Bhutto's aides, including one who rushed her to the hospital, said they were certain she was shot. The two-time prime minister of Pakistan was buried Friday without an autopsy.

The video contradicts the version of the attack presented by the government shortly after her death. An official from Musharraf's government cited doctors at the hospital as saying she had been not been killed by gunfire, but when the force of the blast slammed her head into a lever on the vehicle's sunroof.

A copy of the medical report sent to reporters by a prominent lawyer and hospital board member, however, said the doctors had made no determination about whether she was shot.

It gave the cause of death as "open head injury with depressed skull fracture, leading to cardiopulmonary arrest."

The report, signed by seven doctors at the hospital, said that when Bhutto was brought in, she had no pulse and was not breathing. Blood trickled from a wound on the right side of her head and whitish material that appeared to be brain matter was visible. Her clothes were soaked with blood. The medical team worked for 41 minutes to try to resuscitate her before declaring her dead.

The report said her head wound was an irregular oval shape measuring about 2 inches by 1.2 inches. No surrounding wounds or blackening were seen. "No foreign body was felt in the wound. Wound was not further explored," it said.

"The wound might appear to be a bullet wound, but without an autopsy no doctor would ever be able to give a conclusive opinion that it was or it wasn't a bullet wound," prominent opposition lawyer Athar Minallah. "Without an autopsy there can be no investigation at all."

Minallah said the doctors had called for an autopsy to definitively determine the cause of death, but that Rawalpindi police chief Saud Aziz refused.

The appointment of Bhutto's husband, Asif Ali Zardari, as effective leader was not without complications.
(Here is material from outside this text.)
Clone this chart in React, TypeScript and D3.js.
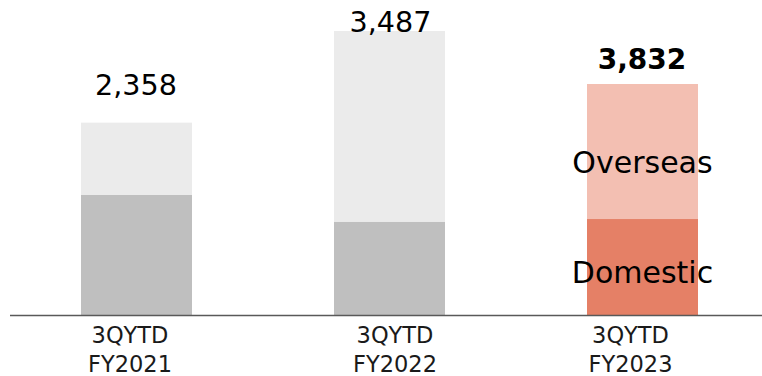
import React from "react";
import * as d3 from "d3";

const categories = ["FY2021", "FY2022", "FY2023"];
const categoryLines = [
  ["3QYTD", "FY2021"],
  ["3QYTD", "FY2022"],
  ["3QYTD", "FY2023"],
];
// segment heights as drawn (the reference is not to scale with its labels)
const domestic = [1995, 1553, 1597];
const overseas = [1197, 3157, 2235];
const totalLabels = ["2,358", "3,487", "3,832"];
const seriesNames = ["Domestic", "Overseas"];

const W = 762;
const H = 376;
const baseY = 315.5;
const topY = 84;

const grayColors = ["#BFBFBF", "#EBEBEB"];
const accentColors = ["#E58066", "#F3BFB2"];
const labelDx = [-6.5, 5.5, -12];
const totalGap = [28, -1, 15];
const totalDx = [-0.5, 1, -0.5];

export default function App() {
  const last = categories.length - 1;
  const x = d3
    .scaleBand<string>()
    .domain(categories)
    .range([10, 769])
    .paddingInner(142 / 253)
    .paddingOuter(71 / 253)
    .align(0.5);
  const y = d3
    .scaleLinear()
    .domain([0, domestic[last] + overseas[last]])
    .range([baseY, topY]);

  const stackData = categories.map((c, i) => ({ cat: c, Domestic: domestic[i], Overseas: overseas[i] }));
  const stack = d3.stack<any>().keys(seriesNames)(stackData);
  const bw = x.bandwidth();
  const font = "'DejaVu Sans', Verdana, sans-serif";

  return (
    <svg
      width={W}
      height={H}
      style={{ position: "absolute", left: 0, top: 0, display: "block", background: "#fff" }}
      fontFamily={font}
    >
      {stack.map((layer, si) =>
        layer.map((d, i) => (
          <rect
            key={`${si}-${i}`}
            x={x(categories[i])}
            y={y(d[1])}
            width={bw}
            height={y(d[0]) - y(d[1])}
            fill={i === last ? accentColors[si] : grayColors[si]}
          />
        ))
      )}
      <line x1={10} x2={762} y1={baseY} y2={baseY} stroke="#595959" strokeWidth={1.5} />
      {categories.map((c, i) => {
        const cx = (x(c) as number) + bw / 2 + labelDx[i];
        return (
          <text key={c} textAnchor="middle" fontSize={22.5} fill="#1a1a1a">
            <tspan x={cx} y={343}>{categoryLines[i][0]}</tspan>
            <tspan x={cx} y={372}>{categoryLines[i][1]}</tspan>
          </text>
        );
      })}
      {categories.map((c, i) => {
        const cx = (x(c) as number) + bw / 2 + totalDx[i];
        const t = y(domestic[i] + overseas[i]);
        const bold = i === last;
        return (
          <text
            key={`t-${c}`}
            x={cx}
            y={t - totalGap[i]}
            textAnchor="middle"
            fontSize={bold ? 28 : 28.6}
            fontWeight={bold ? "bold" : "normal"}
            fill="#000"
          >
            {totalLabels[i]}
          </text>
        );
      })}
      {stack.map((layer, si) => {
        const d = layer[last];
        const mid = (y(d[0]) + y(d[1])) / 2;
        const off = si === 0 ? 15.75 : 21.5;
        return (
          <text
            key={`s-${si}`}
            x={(x(categories[last]) as number) + bw / 2}
            y={mid + off}
            textAnchor="middle"
            fontSize={30}
            fill="#000"
          >
            {seriesNames[si]}
          </text>
        );
      })}
    </svg>
  );
}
A former Cabinet minister who spent eight years in prison on corruption accusations, he is known as "Mr. 10 Percent" for allegedly taking kickbacks and is viewed with suspicion by many Pakistanis.

The British and U.S. governments had been pushing Bhutto, a moderate Muslim seen as friendly to the West, to form a power-sharing agreement with Musharraf after the election — a combination seen as the most effective in the fight against al-Qaida, which is believed to be regrouping in the country's lawless tribal areas.